The tradition of paper doilies in Mallorca used as a Christmas decoration is called Neules.
Many moons ago, neules were hung in churches from a main lamp called the Solomon. Then, neules functioned as a kind of religious calendar helping the priest to let the poblers (villagers) know how many weeks and days would pass in that particular year, from Christmas Day to Dimecres de Cendra (Ash Wednesday), the first day of Cuaresma (Latin: quadragesima, Lent). Either the same number of neules were hung in the church as days were left until the first day of Lent, or larger neules were used for the number of weeks, with smaller neules being used for the remaining days. As the ecumenical year progressed towards cuaresma, neules were removed one by one to give the faithful congregation a clearer impression of the period getting shorter by the day. Clever, isn’t it?
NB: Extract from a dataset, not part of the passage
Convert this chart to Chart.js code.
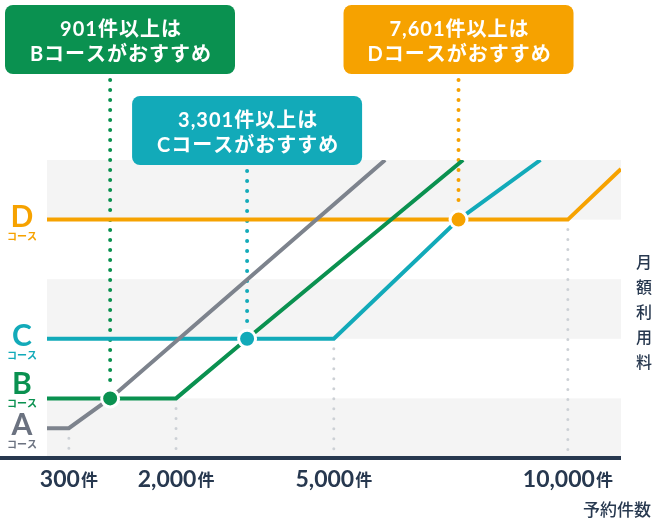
<!DOCTYPE html>
<html lang="ja">
<head>
<meta charset="utf-8">
<title>予約件数と月額利用料</title>
<script src="https://cdn.jsdelivr.net/npm/chart.js@4.4.1/dist/chart.umd.min.js"></script>
<style>
  html, body { margin: 0; padding: 0; background: #fff; }
  #wrap { width: 654px; height: 522px; }
</style>
</head>
<body>
<div id="wrap"><canvas id="chart" width="654" height="522"></canvas></div>
<script>
// --- DATA ---
const courses = ['A', 'B', 'C', 'D'];
const baseFee = [1, 2, 4, 8];                 // 月額利用料（相対値）
const xTicks = [300, 2000, 5000, 10000];      // 予約件数の目盛り
const xMin = 40;
const xMax = 11200;

// 各コースの月額利用料の折れ線（予約件数, 月額）
const seriesA = [[40, 1], [300, 1], [901, 2], [6050, 10]];
const seriesB = [[40, 2], [2000, 2], [3301, 4], [7700, 10]];
const seriesC = [[40, 4], [5000, 4], [7601, 8], [9390, 10]];
const seriesD = [[40, 8], [10000, 8], [11200, 9.7]];

// おすすめの切り替え点
const switchCount = [901, 3301, 7601];
const switchFee = [2, 4, 8];
const switchCourse = ['B', 'C', 'D'];

// --- STYLE ---
const courseColors = { A: '#7d838d', B: '#0a9150', C: '#12aab9', D: '#f6a200' };
const labelColors = { A: '#6b7280', B: '#0a9150', C: '#12aab9', D: '#f6a200' };
const navy = '#27384f';
const cjk = "'Noto Sans CJK JP', 'Noto Sans', sans-serif";

// 目盛り間隔が手描き風に詰まっている横軸（べき乗スケール）
class PowScale extends Chart.LinearScale {
    _t(v) { return Math.pow(Math.max(v, 0), this.options.exponent); }
    getPixelForValue(value) {
        const t0 = this._t(this.min), t1 = this._t(this.max);
        return this.getPixelForDecimal((this._t(value) - t0) / (t1 - t0));
    }
    getValueForPixel(pixel) {
        const t0 = this._t(this.min), t1 = this._t(this.max);
        const t = t0 + this.getDecimalForPixel(pixel) * (t1 - t0);
        return Math.pow(t, 1 / this.options.exponent);
    }
}
PowScale.id = 'pow';
PowScale.defaults = Object.assign({}, Chart.LinearScale.defaults, { exponent: 0.85 });
Chart.register(PowScale);

function boxGeom(chart, i) {
    const x = chart.scales.x.getPixelForValue(switchCount[i]);
    const w = 230, h = 69;
    const left = Math.min(Math.max(x - w / 2, 5), chart.width - 5 - w);
    const top = i % 2 === 0 ? 5 : 96;
    return { x, left, top, w, h };
}

const decorPlugin = {
    id: 'decor',
    beforeDatasetsDraw(chart) {
        const { ctx, chartArea: a, scales: { x, y } } = chart;
        ctx.save();
        // 背景の帯
        ctx.fillStyle = '#f4f4f4';
        for (let v = 0; v < 10; v += 4) {
            const top = y.getPixelForValue(v + 2), bottom = y.getPixelForValue(v);
            ctx.fillRect(a.left, top, a.right - a.left, bottom - top);
        }
        // 目盛りの点線
        ctx.lineCap = 'round';
        ctx.setLineDash([0, 10]);
        ctx.strokeStyle = '#cdd1d6';
        ctx.lineWidth = 3;
        xTicks.forEach((t, i) => {
            const px = x.getPixelForValue(t);
            ctx.beginPath();
            ctx.moveTo(px, y.getPixelForValue(baseFee[i]) + 10);
            ctx.lineTo(px, a.bottom - 3);
            ctx.stroke();
        });
        // 吹き出しからの点線
        ctx.lineWidth = 4;
        switchCount.forEach((n, i) => {
            const g = boxGeom(chart, i);
            ctx.strokeStyle = courseColors[switchCourse[i]];
            ctx.beginPath();
            ctx.moveTo(g.x, g.top + g.h + 6);
            ctx.lineTo(g.x, y.getPixelForValue(switchFee[i]) - 12);
            ctx.stroke();
        });
        ctx.restore();
    },
    afterDatasetsDraw(chart) {
        const { ctx, chartArea: a, scales: { x, y } } = chart;
        ctx.save();
        // 横軸
        ctx.fillStyle = navy;
        ctx.fillRect(0, a.bottom - 2, a.right, 4);

        // 横軸ラベル
        ctx.textBaseline = 'alphabetic';
        xTicks.forEach(t => {
            const px = x.getPixelForValue(t);
            const num = t.toLocaleString('en-US');
            ctx.font = 'bold 23px Lato, sans-serif';
            const w1 = ctx.measureText(num).width;
            ctx.font = 'bold 17px ' + cjk;
            const w2 = ctx.measureText('件').width;
            const start = px - (w1 + w2 + 1) / 2;
            ctx.fillStyle = navy;
            ctx.textAlign = 'left';
            ctx.font = 'bold 23px Lato, sans-serif';
            ctx.fillText(num, start, a.bottom + 29);
            ctx.font = 'bold 17px ' + cjk;
            ctx.fillText('件', start + w1 + 1, a.bottom + 28);
        });

        // 縦軸ラベル（コース）
        ctx.textAlign = 'center';
        let prev = Infinity;
        courses.forEach((c, i) => {
            const cy = Math.min(y.getPixelForValue(baseFee[i]) - 3, prev - 41);
            prev = cy;
            ctx.fillStyle = labelColors[c];
            ctx.font = 'bold 30px Lato, sans-serif';
            ctx.fillText(c, 22, cy + 10);
            ctx.font = 'bold 10px ' + cjk;
            ctx.fillText('コース', 22, cy + 23);
        });

        // 軸タイトル
        ctx.fillStyle = navy;
        ctx.font = '500 16px ' + cjk;
        ctx.textBaseline = 'middle';
        '月額利用料'.split('').forEach((ch, i) => ctx.fillText(ch, 644, 262 + i * 25));
        ctx.textAlign = 'right';
        ctx.font = '500 17px ' + cjk;
        ctx.fillText('予約件数', 651, 510);

        // 吹き出し
        switchCount.forEach((n, i) => {
            const g = boxGeom(chart, i);
            ctx.fillStyle = courseColors[switchCourse[i]];
            ctx.beginPath();
            ctx.roundRect(g.left, g.top, g.w, g.h, 8);
            ctx.fill();
            ctx.fillStyle = '#fff';
            ctx.textAlign = 'center';
            ctx.textBaseline = 'middle';
            ctx.font = "bold 20px Lato, 'Noto Sans CJK JP', sans-serif";
            ctx.letterSpacing = '1px';
            const cx = g.left + g.w / 2 + 1;
            ctx.fillText(n.toLocaleString('en-US') + '件以上は', cx, g.top + 25);
            ctx.fillText(switchCourse[i] + 'コースがおすすめ', cx, g.top + 50);
            ctx.letterSpacing = '0px';
        });
        ctx.restore();
    }
};

const toXY = s => s.map(([x, y]) => ({ x, y }));
const lineSets = [seriesA, seriesB, seriesC, seriesD].map((s, i) => ({
    label: courses[i] + 'コース',
    data: toXY(s),
    showLine: true,
    borderColor: courseColors[courses[i]],
    borderWidth: 4,
    pointRadius: 0,
    order: 1
}));

const dotSet = {
    label: 'おすすめ',
    data: switchCount.map((n, i) => ({ x: n, y: switchFee[i] })),
    showLine: false,
    pointRadius: 8.5,
    pointBorderWidth: 3,
    pointBorderColor: '#fff',
    pointBackgroundColor: switchCourse.map(c => courseColors[c]),
    order: 0
};

new Chart(document.getElementById('chart'), {
    type: 'scatter',
    data: { datasets: [dotSet, ...lineSets] },
    options: {
        responsive: false,
        animation: false,
        layout: { padding: { left: 47, right: 33, top: 160, bottom: 64 } },
        plugins: { legend: { display: false }, tooltip: { enabled: false } },
        scales: {
            x: { type: 'pow', min: xMin, max: xMax, display: false },
            y: { type: 'linear', min: 0, max: 10, display: false }
        }
    },
    plugins: [decorPlugin]
});
</script>
</body>
</html>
Nowadays, hardly any parish cura uses the neules as a church calendar any longer. Instead, neules are now purely used for ornamental decoration purposes, and most churches put up an undetermined number of white paper cut-outs. In a way, it is a shame really that a charming tradition gets lost on the way.
Cuaresma in 2010 will start on Wednesday, February 17th, and will continue for 46 days until Saturday, April 3rd. Easter Sunday will be April 4th, 2010. This year, that makes 55 days from yesterday (Navidad) to Dimecres de Cendra, calling for 55 neules. Counting in weeks, that would have to be seven large neules, plus six smaller ones for the days.
I added the photo (bottom) a day later, showing the neules calendar with seven large neules and four smaller ones, taken on the Sunday after Christmas 2009 at the church of Sant Miquel in Felanitx.
The photo (top) was chosen from my archive. It was taken in Artà, Mallorca, Baleares, Spain. The date: January 5th, 2009. The time was 13:58:14. The photo (bottom) was taken in Felanitx, Mallorca, Baleares, Spain. The date: December 27th, 2009. The time was 12:54:42.